The scope of this release also grew to include some other codebases, however. Terraform Registry parses the top-level constructs from any module imported into it in order to provide documentation, and so of course it also needed to be updated to support HCL 2 syntax. This and other similar integrations caused v0.12 development work to also enter the roadmap for other teams, requiring additional coordination and communication.

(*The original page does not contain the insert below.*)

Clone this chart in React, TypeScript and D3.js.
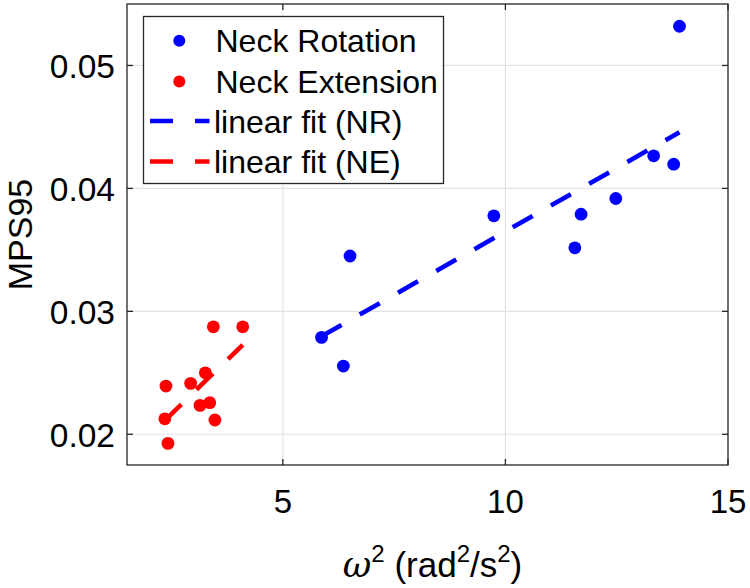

Finally, we had originally intended a refresh of the plan UI to fall into the next release, but it turned out to be simpler to complete a prototype of that new UI than to shim the new HCL 2 constructs to fit within the old flatmap-oriented rendering. As a result, the new plan rendering became a bonus feature for v0.12 that was originally intended for a subsequent major release:

Terraform has created an execution plan, shown below. Changes are indicated
with the following symbols:
  + create

  # aws_instance.nomad_server[0] will be created
  + resource "aws_instance" "nomad_server" {
      + ami           = "ami-bcdef123"
      + id            = (known after apply)
      + instance_type = "m3.medium"
      + private_ip    = (known after apply)
    }

  # aws_instance.nomad_server[1] will be created
  + resource "aws_instance" "nomad_server" {
      + ami           = "ami-bcdef123"
      + id            = (known after apply)
      + instance_type = "m3.medium"
      + private_ip    = (known after apply)
    }

Plan: 2 to create

Conclusion

Usually the goal of a retrospective is to identify things that went well and things that could be improved for next time. This has been such an unusual project in many ways that I think many of my takeaways do not generalize to other projects: most projects specifically avoid making large changes like this, due to the many tensions that are created.

With this said, my main takeaway from this project is that this should be the last of its type in Terraform for quite some time. Such a significant change to the configuration language was unavoidable given how much we've learned about Terraform use-cases since the initial v0.1 release, but that knowledge also equips us with some confidence that development can be more incremental from this point onwards.

Our experience with problems that the Go compiler could not help us detect led to some architectural changes to improve that situation in future. The most significant of these is the introduction of the addrs package for strongly-type representations of references to common constructs within Terraform, where previously we relied heavily on runtime checks. Use of these address types also makes other signatures within Terraform easier to understand: the fact that a function takes a resource address rather than a resource instance address tells you that it's working with the pre-expanded form of resources we see in configuration rather than the expanded form retained in the state and in plans.

As I write this, the v0.12.0 release is still not fully complete, but we can at least see the light at the end of the tunnel. The remaining work is largely in coordination with the external dependencies mentioned in an earlier section. Our experience with this project has made it much clearer to us where Terraform has interfaces with other codebases and teams, and we now have sociotechnical mechanisms in place to deal with these interactions more deliberately in future.

Time will tell whether we made the right tradeoffs in our new file formats and protocols in this release. The remaining releases prior to 1.0 will give us some opportunities to address any misses before we consider these decisions as hard compatibility constraints.

As the first entry in my new public development log, this is inevitably a long one as I catch up on a multi-year development effort. Moving forward I hope to use shorter entries in this log to capture research results and learnings as they come up. I found it useful to keep private notes on various aspects of this work along the way, and I find that writing it all out in long form is a good way to organize these thoughts better for future consumption.